WHAT THIS TASK INVOLVES →
From the entries that follow, pick out all lines holding "Clone".

[Start of SUPPLIED RECORDS]

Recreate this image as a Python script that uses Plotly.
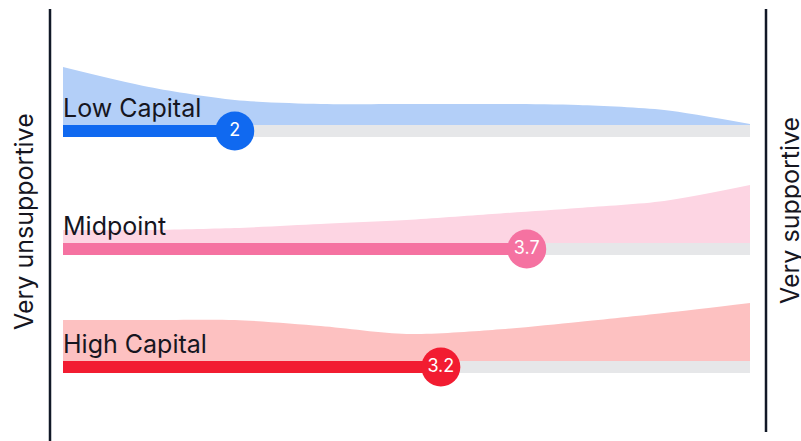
import plotly.graph_objects as go

# ---- data ----
groups = ["Low Capital", "Midpoint", "High Capital"]
means = [2.0, 3.7, 3.2]
mean_labels = ["2", "3.7", "3.2"]
scale_points = [1.0, 1.5, 2.0, 2.5, 3.0, 3.5, 4.0, 4.5, 5.0]
density_low = [58, 38, 25, 21, 21, 21, 20, 15, 1]
density_mid = [13, 13, 15, 19, 23, 29, 35, 42, 58]
density_high = [41, 41, 41, 35, 27, 31, 39, 48, 58]
densities = [density_low, density_mid, density_high]
axis_left_label = "Very unsupportive"
axis_right_label = "Very supportive"

# ---- styles ----
row_index = [2, 1, 0]
strong_colors = ["#1069f0", "#f572a1", "#f21c31"]
light_colors = ["#b3cff8", "#fdd5e3", "#fdc1c1"]
track_color = "#e6e7e9"
text_color = "#16161f"
FONT = "Inter"
W, H = 801, 441
PX = 118.0                 # pixels per row unit
DENS_SCALE = 1.0 / PX      # density unit -> y unit
BAR_W = 12 / PX
BAR_OFF = 6 / PX
SCALE_MIN, SCALE_MAX = 1, 5

fig = go.Figure()

for g, m, lab, d, r, sc, lc in zip(groups, means, mean_labels, densities,
                                    row_index, strong_colors, light_colors):
    fig.add_trace(go.Bar(
        y=[r - BAR_OFF], x=[SCALE_MAX - SCALE_MIN], base=[SCALE_MIN],
        orientation="h", width=BAR_W, marker=dict(color=track_color, line_width=0),
        showlegend=False, hoverinfo="skip"))
    fig.add_trace(go.Bar(
        y=[r - BAR_OFF], x=[m - SCALE_MIN], base=[SCALE_MIN],
        orientation="h", width=BAR_W, marker=dict(color=sc, line_width=0),
        showlegend=False, hoverinfo="skip"))
    fig.add_trace(go.Scatter(
        x=scale_points, y=[r] * len(scale_points), mode="lines",
        line=dict(width=0, color=lc), showlegend=False, hoverinfo="skip"))
    fig.add_trace(go.Scatter(
        x=scale_points, y=[r + v * DENS_SCALE for v in d], mode="lines",
        line=dict(width=0, color=lc, shape="spline", smoothing=0.8),
        fill="tonexty", fillcolor=lc, showlegend=False, hoverinfo="skip"))

for g, m, lab, r, sc in zip(groups, means, mean_labels, row_index, strong_colors):
    fig.add_trace(go.Scatter(
        x=[m], y=[r - BAR_OFF], mode="markers+text", text=[lab],
        textposition="middle center",
        textfont=dict(family=FONT, size=18, color="white"),
        marker=dict(size=39, color=sc, line=dict(width=0)),
        showlegend=False, hoverinfo="skip"))
    fig.add_annotation(
        x=SCALE_MIN, y=r, xref="x", yref="y", text=g, showarrow=False,
        xanchor="left", yanchor="bottom", xshift=-2, yshift=0,
        font=dict(family=FONT, size=25, color=text_color))

x_lo = SCALE_MIN - 63 / 171.75
x_hi = x_lo + W / 171.75
y_lo = -(H - 361) / PX
y_hi = 361 / PX

fig.update_layout(
    width=W, height=H, autosize=False,
    margin=dict(l=0, r=0, t=0, b=0),
    paper_bgcolor="white", plot_bgcolor="white",
    barmode="overlay", showlegend=False,
    xaxis=dict(range=[x_lo, x_hi], visible=False, fixedrange=True),
    yaxis=dict(range=[y_lo, y_hi], visible=False, fixedrange=True),
    shapes=[
        dict(type="line", xref="paper", yref="paper", x0=50 / W, x1=50 / W,
             y0=0, y1=1 - 9 / H, line=dict(color="#111827", width=2.5)),
        dict(type="line", xref="paper", yref="paper", x0=766 / W, x1=766 / W,
             y0=1 - 432 / H, y1=1 - 9 / H, line=dict(color="#111827", width=2.5)),
    ],
)
fig.add_annotation(x=24 / W, y=1 - 222 / H, xref="paper", yref="paper",
                   text=axis_left_label, textangle=-90, showarrow=False,
                   xanchor="center", yanchor="middle",
                   font=dict(family=FONT, size=25, color=text_color))
fig.add_annotation(x=790 / W, y=1 - 211 / H, xref="paper", yref="paper",
                   text=axis_right_label, textangle=-90, showarrow=False,
                   xanchor="center", yanchor="middle",
                   font=dict(family=FONT, size=25, color=text_color))

fig.write_html("out.html")
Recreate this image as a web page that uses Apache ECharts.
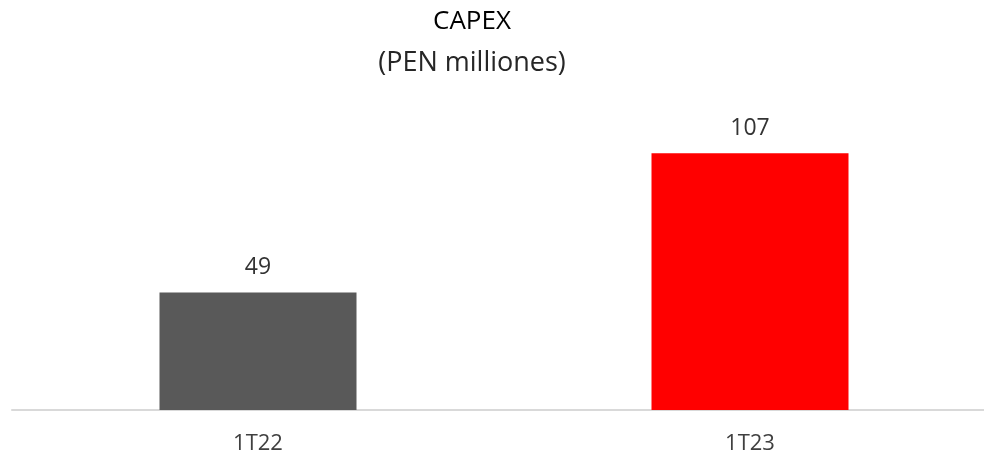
<!DOCTYPE html>
<html>
<head>
<meta charset="utf-8">
<script src="https://cdn.jsdelivr.net/npm/echarts@6/dist/echarts.min.js"></script>
<style>
html,body{margin:0;padding:0;background:#fff;overflow:hidden;}
#chart{width:996px;height:457px;}
</style>
</head>
<body>
<div id="chart"></div>
<script>
const titleText = 'CAPEX';
const subtitleText = '(PEN milliones)';
const categories = ['1T22', '1T23'];
const values = [49, 107];
const barColors = ['#595959', '#FF0000'];

const chart = echarts.init(document.getElementById('chart'));
chart.setOption({
  animation: false,
  backgroundColor: '#ffffff',
  title: [
    { text: titleText, left: 467, textAlign: 'center', top: 4,
      textStyle: { fontFamily: 'Open Sans', fontSize: 26, fontWeight: 'normal', color: '#000000' } },
    { text: subtitleText, left: 467, textAlign: 'center', top: 45,
      textStyle: { fontFamily: 'Open Sans', fontSize: 27, fontWeight: 'normal', color: '#262626' } }
  ],
  grid: { left: 12, top: 122, right: 0, height: 288, containLabel: false },
  xAxis: {
    type: 'category',
    data: categories,
    axisLine: { show: true, lineStyle: { color: '#D9D9D9', width: 2 } },
    axisTick: { show: false },
    axisLabel: { margin: 23, fontFamily: 'Open Sans', fontSize: 22, color: '#404040' }
  },
  yAxis: {
    type: 'value', min: 0, max: 120,
    show: false,
    splitLine: { show: false }
  },
  series: [{
    type: 'bar',
    data: values.map((v, i) => ({ value: v, itemStyle: { color: barColors[i] } })),
    barWidth: 197,
    label: { show: true, position: 'top', distance: 13, fontFamily: 'Open Sans', fontSize: 23, color: '#333333' }
  }]
});
</script>
</body>
</html>
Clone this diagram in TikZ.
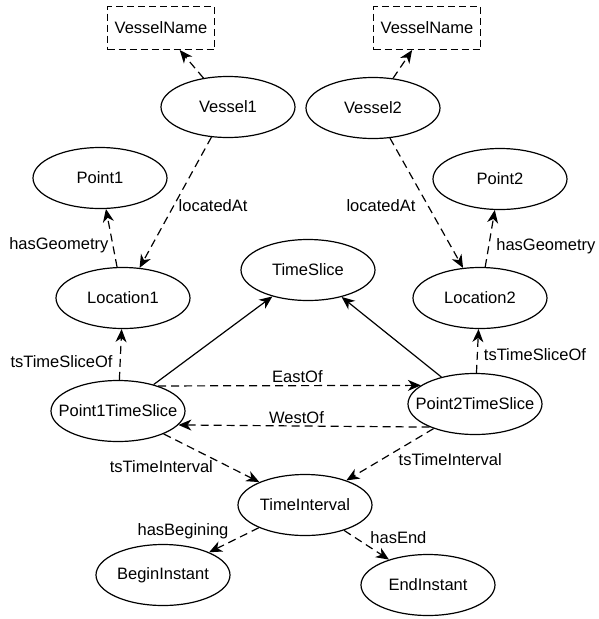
\documentclass[tikz,border=0pt]{standalone}
\usepackage{fontspec}
\setmainfont{Liberation Sans}
\usetikzlibrary{arrows.meta,shapes.geometric}

\begin{document}
\begin{tikzpicture}[x=1pt,y=-1pt,
    txt/.style={font=\fontsize{16.5}{20}\selectfont},
    cls/.style={txt,draw,ellipse,line width=1.2pt,minimum width=134pt,minimum height=61pt,inner xsep=-14pt,inner ysep=0pt},
    lit/.style={txt,draw,dash pattern=on 7pt off 4pt,line width=1.2pt,minimum width=107pt,minimum height=43pt,inner sep=0pt},
    rel/.style={line width=1.2pt,-{Stealth[length=13pt,width=11pt,inset=4pt]}},
    drel/.style={rel,dash pattern=on 8pt off 5pt},
    lbl/.style={txt,inner sep=2pt}]
    \useasboundingbox (0,0) rectangle (598,619);
    % classes and literals
    \node[lit] (vname1) at (161,28) {VesselName};
    \node[lit] (vname2) at (427,28) {VesselName};
    \node[cls] (vessel1) at (228,107) {Vessel1};
    \node[cls] (vessel2) at (373,108) {Vessel2};
    \node[cls] (point1) at (100,178) {Point1};
    \node[cls] (point2) at (500,179) {Point2};
    \node[cls] (loc1) at (123,298) {Location1};
    \node[cls] (loc2) at (480,298) {Location2};
    \node[cls] (tslice) at (308,270) {TimeSlice};
    \node[cls] (p1ts) at (118,411) {Point1TimeSlice};
    \node[cls] (p2ts) at (475,404) {Point2TimeSlice};
    \node[cls] (tint) at (305,505) {TimeInterval};
    \node[cls] (binst) at (163,575) {BeginInstant};
    \node[cls] (einst) at (428,585) {EndInstant};
    % relations
    \draw[drel] (vessel1) -- (vname1);
    \draw[drel] (vessel2) -- (vname2);
    \draw[drel] (vessel1) -- node[lbl,pos=0.52,anchor=west,xshift=2pt] {locatedAt} (loc1);
    \draw[drel] (vessel2) -- node[lbl,pos=0.52,anchor=east,xshift=-10pt] {locatedAt} (loc2);
    \draw[drel] (loc1) -- node[lbl,pos=0.37,anchor=east,xshift=-2pt] {hasGeometry} (point1);
    \draw[drel] (loc2) -- node[lbl,pos=0.37,anchor=west,xshift=5pt] {hasGeometry} (point2);
    \draw[drel] (p1ts) -- node[lbl,pos=0.36,anchor=east,xshift=-5pt] {tsTimeSliceOf} (loc1);
    \draw[drel] (p2ts) -- node[lbl,pos=0.42,anchor=west,xshift=4pt] {tsTimeSliceOf} (loc2);
    \draw[rel] (p1ts) -- (tslice);
    \draw[rel] (p2ts) -- (tslice);
    \draw[drel] (p1ts.32) -- node[lbl,pos=0.53,anchor=south] {EastOf} (p2ts.161);
    \draw[drel] (p2ts.207) -- node[lbl,pos=0.53,anchor=south] {WestOf} (p1ts.347);
    \draw[drel] (p1ts) -- node[lbl,pos=0.5,anchor=north east,xshift=4pt] {tsTimeInterval} (tint);
    \draw[drel] (p2ts) -- node[lbl,pos=0.43,anchor=north west] {tsTimeInterval} (tint);
    \draw[drel] (tint) -- node[lbl,pos=0.56,anchor=south east] {hasBegining} (binst);
    \draw[drel] (tint) -- node[lbl,pos=0.53,anchor=south west] {hasEnd} (einst);
\end{tikzpicture}
\end{document}
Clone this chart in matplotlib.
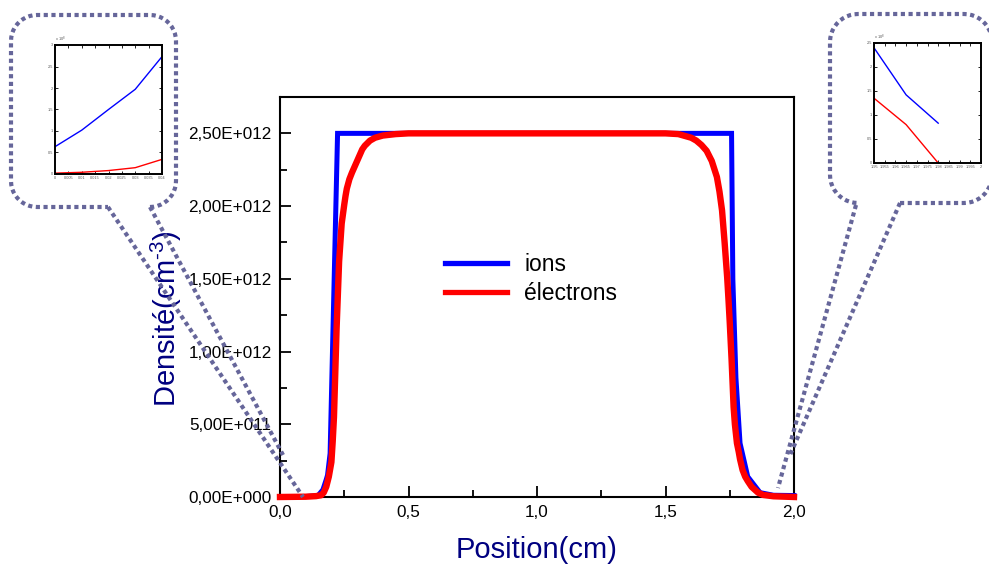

[End of SUPPLIED RECORDS]

FINAL RESULT →
Clone this diagram in TikZ.
Clone this chart in matplotlib.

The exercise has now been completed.